To simplify the data ingestion from IoT hub, RTDIP has built Transformer components to convert the payload’s defaultmessage encoding to json. The architecture above is using the transformer OPCPublisherOPCUAJsonToPCDMTransformer to handle that scenario.

Query Engine

Python SDK: The Python Software Development Kit (SDK) empowers users to interact with the data stored within the Delta Lakehouse. It provides a programmatic interface for working with the data.


In addition to the Python SDK, RTDIP offers RESTful Application Programming Interfaces (APIs) that deliver the same capabilities as the Python SDK. These APIs enable users to interact and manipulate the data stored in the Delta Lakehouse through HTTP requests, making it accessible for a wide range of applications and services.

See Real Time Data Ingestion Platform for more information.

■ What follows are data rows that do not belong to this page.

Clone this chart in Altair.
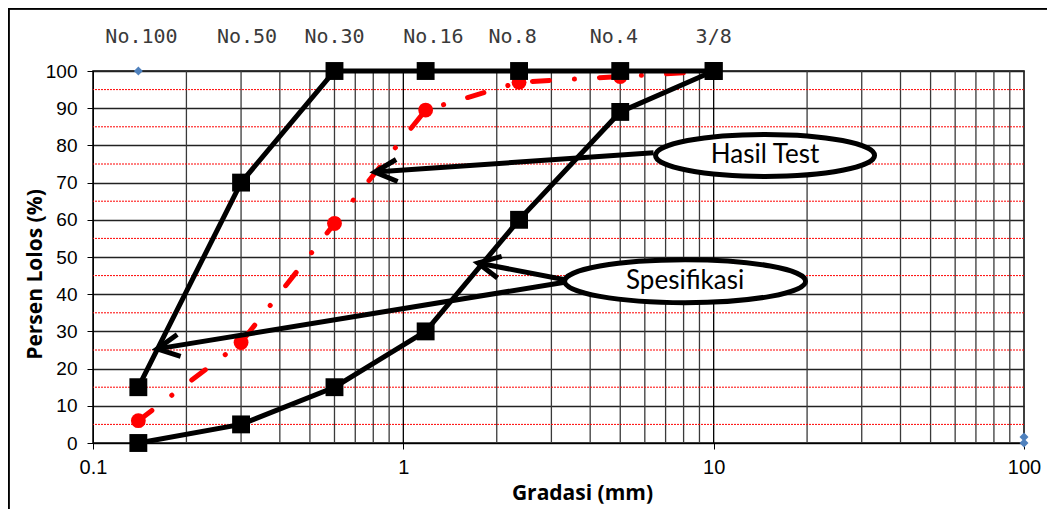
import altair as alt
import pandas as pd

# ---------------- data ----------------
sieve_labels = ["No.100", "No.50", "No.30", "No.16", "No.8", "No.4", "3/8"]
sieve_size = [0.14, 0.3, 0.6, 1.18, 2.36, 5.0, 10.0]
spec_upper = [15, 70, 100, 100, 100, 100, 100]
spec_lower = [0, 5, 15, 30, 60, 89, 100]
hasil_test = [6, 27, 59, 89.5, 97, 98.5, 100]

label_x = [0.1433, 0.3135, 0.6, 1.25, 2.25, 4.77, 10.0]

helper_x = [0.14, 100, 100]
helper_y = [100, 1.6, 0]

x_ticks = [0.1, 1, 10, 100]
x_minor = [0.2, 0.3, 0.4, 0.5, 0.6, 0.7, 0.8, 0.9,
           2, 3, 4, 5, 6, 7, 8, 9,
           20, 30, 40, 50, 60, 70, 80, 90]
x_major = [1, 10]
y_ticks = list(range(0, 101, 10))
y_half = [5, 15, 25, 35, 45, 55, 65, 75, 85, 95]

callout_text = ["Hasil Test", "Spesifikasi"]
callout_x = [14.64, 8.09]
callout_y = [77.3, 43.5]

arrow_x = [6.4, 3.35, 3.35]
arrow_y = [78.0, 43.8, 43.3]
arrow_x2 = [0.81, 1.74, 0.161]
arrow_y2 = [72.85, 48.4, 25.3]
arrow_angle = [356, 11, 351]

# ---------------- tables ----------------
df_series = pd.DataFrame({
    "x": sieve_size * 3,
    "y": spec_upper + spec_lower + hasil_test,
    "s": ["upper"] * 7 + ["lower"] * 7 + ["test"] * 7,
})
df_upper = df_series[df_series.s == "upper"]
df_lower = df_series[df_series.s == "lower"]
df_test = df_series[df_series.s == "test"]
df_labels = pd.DataFrame({"x": label_x, "t": sieve_labels, "y": [100] * 7})
df_helper = pd.DataFrame({"x": helper_x, "y": helper_y})
df_vminor = pd.DataFrame({"x": x_minor})
df_vmajor = pd.DataFrame({"x": x_major})
df_hhalf = pd.DataFrame({"y": y_half})
df_call = pd.DataFrame({"x": callout_x, "y": callout_y, "t": callout_text})
df_arrow = pd.DataFrame({"x": arrow_x, "y": arrow_y, "x2": arrow_x2,
                         "y2": arrow_y2, "a": arrow_angle})

xscale = alt.Scale(type="log", domain=[0.1, 100])
yscale = alt.Scale(domain=[0, 100])

x_axis = alt.Axis(
    values=x_ticks, format="~g", grid=False,
    tickSize=6, tickColor="#000000", domainColor="#000000",
    labelFont="Liberation Sans", labelFontSize=20, labelColor="#000000",
    labelPadding=8, labelFlush=False,
    title="Gradasi (mm)", titleFont="Open Sans", titleFontSize=21,
    titleFontWeight="bold", titleColor="#000000",
    titleX=489, titleY=50, titleAlign="center", titleBaseline="middle")

y_axis = alt.Axis(
    values=y_ticks, grid=True, gridColor="#222222", gridWidth=1.3,
    tickSize=6, tickColor="#000000", domainColor="#000000",
    labelFont="Liberation Sans", labelFontSize=19, labelColor="#000000",
    labelPadding=10,
    title="Persen Lolos (%)", titleFont="Open Sans", titleFontSize=21,
    titleFontWeight="bold", titleColor="#000000",
    titleX=-58, titleY=203, titleAngle=270, titleAlign="center",
    titleBaseline="middle")


def X(f="x"):
    return alt.X(f"{f}:Q", scale=xscale, axis=x_axis, title="Gradasi (mm)")


def Y(f="y"):
    return alt.Y(f"{f}:Q", scale=yscale, axis=y_axis, title="Persen Lolos (%)")


def ellipse_path(r):
    k = 0.5523
    return (f"M -1 0 C -1 {-r*k:.4f} {-k:.4f} {-r:.4f} 0 {-r:.4f} "
            f"C {k:.4f} {-r:.4f} 1 {-r*k:.4f} 1 0 "
            f"C 1 {r*k:.4f} {k:.4f} {r:.4f} 0 {r:.4f} "
            f"C {-k:.4f} {r:.4f} -1 {r*k:.4f} -1 0 Z")


chevron = "M 1 -0.5 L 0 0 L 1 0.5"

# ---------------- layers ----------------
vminor = alt.Chart(df_vminor).mark_rule(color="#3a3a3a", strokeWidth=1.3).encode(x=X())
vmajor = alt.Chart(df_vmajor).mark_rule(color="#000000", strokeWidth=1.3).encode(x=X())
hhalf = alt.Chart(df_hhalf).mark_rule(
    color="red", strokeWidth=1, strokeDash=[2, 1]
).encode(y=Y())

line_style = dict(color="#000000", strokeWidth=5)

test_line = alt.Chart(df_test).mark_line(
    color="#ff0000", strokeWidth=5, strokeDash=[17, 25, 0.1, 25], strokeCap="round"
).encode(x=X(), y=Y(), order="x:Q")
test_pts = alt.Chart(df_test).mark_point(
    shape="circle", filled=True, color="#ff0000", size=220, opacity=1
).encode(x=X(), y=Y())

upper_line = alt.Chart(df_upper).mark_line(**line_style).encode(x=X(), y=Y(), order="x:Q")
lower_line = alt.Chart(df_lower).mark_line(**line_style).encode(x=X(), y=Y(), order="x:Q")
spec_pts = alt.Chart(pd.concat([df_upper, df_lower])).mark_point(
    shape="square", filled=True, color="#000000", size=320, opacity=1
).encode(x=X(), y=Y())

helper_pts = alt.Chart(df_helper).mark_point(
    shape="diamond", filled=True, color="#4F81BD", size=80, opacity=1
).encode(x=X(), y=Y())

top_labels = alt.Chart(df_labels).mark_text(
    font="DejaVu Sans Mono", fontSize=20, color="#3a3a3a", dy=-34,
    baseline="middle", align="center"
).encode(x=X(), y=Y(), text="t:N")

arrow_lines = alt.Chart(df_arrow).mark_rule(color="#000000", strokeWidth=5).encode(
    x=X(), y=Y(), x2="x2:Q", y2="y2:Q")
arrow_heads = alt.Chart(df_arrow).mark_point(
    shape=chevron, filled=False, color="#000000", strokeWidth=5, size=1936,
    opacity=1, strokeJoin="miter", strokeCap="butt"
).encode(x=X("x2"), y=Y("y2"), angle=alt.Angle("a:Q", scale=None))

ell_hasil = alt.Chart(df_call[df_call.t == "Hasil Test"]).mark_point(
    shape=ellipse_path(0.192), filled=False, fill="#ffffff", fillOpacity=1,
    stroke="#000000", strokeWidth=5, size=219 ** 2, opacity=1
).encode(x=X(), y=Y())
ell_spes = alt.Chart(df_call[df_call.t == "Spesifikasi"]).mark_point(
    shape=ellipse_path(0.178), filled=False, fill="#ffffff", fillOpacity=1,
    stroke="#000000", strokeWidth=5, size=241 ** 2, opacity=1
).encode(x=X(), y=Y())
call_text = alt.Chart(df_call).mark_text(
    font="Lato", fontSize=26, color="#000000", baseline="middle", align="center"
).encode(x=X(), y=Y(), text="t:N")

frame_left = alt.Chart(df_helper).mark_rule(color="#000000", strokeWidth=3).encode(
    x=alt.value(-85), y=alt.value(-63), y2=alt.value(440))
frame_top = alt.Chart(df_helper).mark_rule(color="#000000", strokeWidth=3).encode(
    x=alt.value(-85), x2=alt.value(960), y=alt.value(-63))

chart = alt.layer(
    vminor, vmajor, hhalf,
    test_line, test_pts,
    upper_line, lower_line, spec_pts,
    helper_pts, top_labels,
    arrow_lines, arrow_heads,
    ell_hasil, ell_spes, call_text,
    frame_left, frame_top,
).properties(
    width=931, height=372,
    padding={"left": 85, "top": 63, "right": 23, "bottom": 66},
    autosize=alt.AutoSizeParams(type="none"),
    background="#ffffff",
).configure_view(stroke="#000000", strokeWidth=1.5)

chart.save("out.html", embed_options={"renderer": "svg", "actions": False})
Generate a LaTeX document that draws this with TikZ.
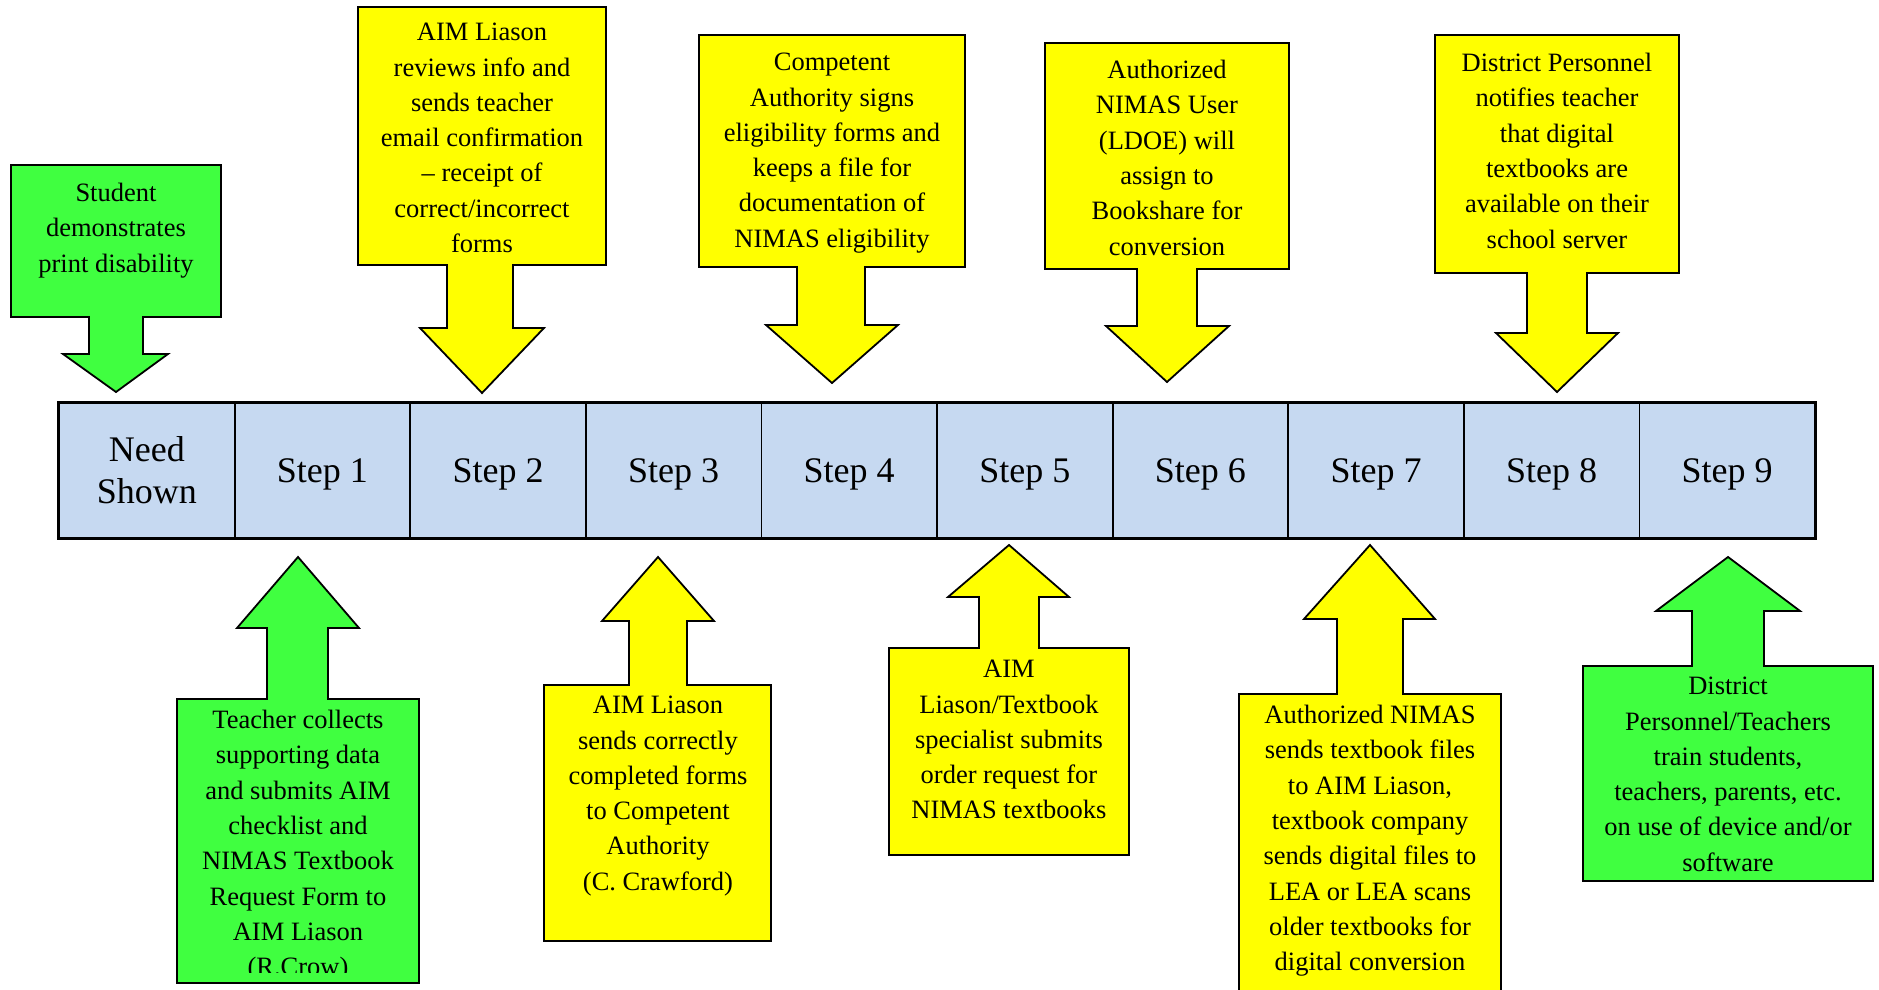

Real-time data visualization is a dynamic and essential component of data analytics and monitoring processes. It involves the presentation of data as it is generated or updated in real-time, allowing users to gain instant insights and make informed decisions. But for visualization there is always different requirement, in current open source scenario we have different options available which can be used as required:


To conclude this article, it is important to emphasize the wide array of open-source options at the disposal of historians. In today’s market, numerous open-source components can be harnessed to create bespoke solutions that seamlessly link with your process control systems, enabling the integration of real-time data into modern data platforms. While this article focused on Azure as an illustration, it’s worth noting that AWS offers similar capabilities, providing flexibility and adaptability to cater to your specific needs.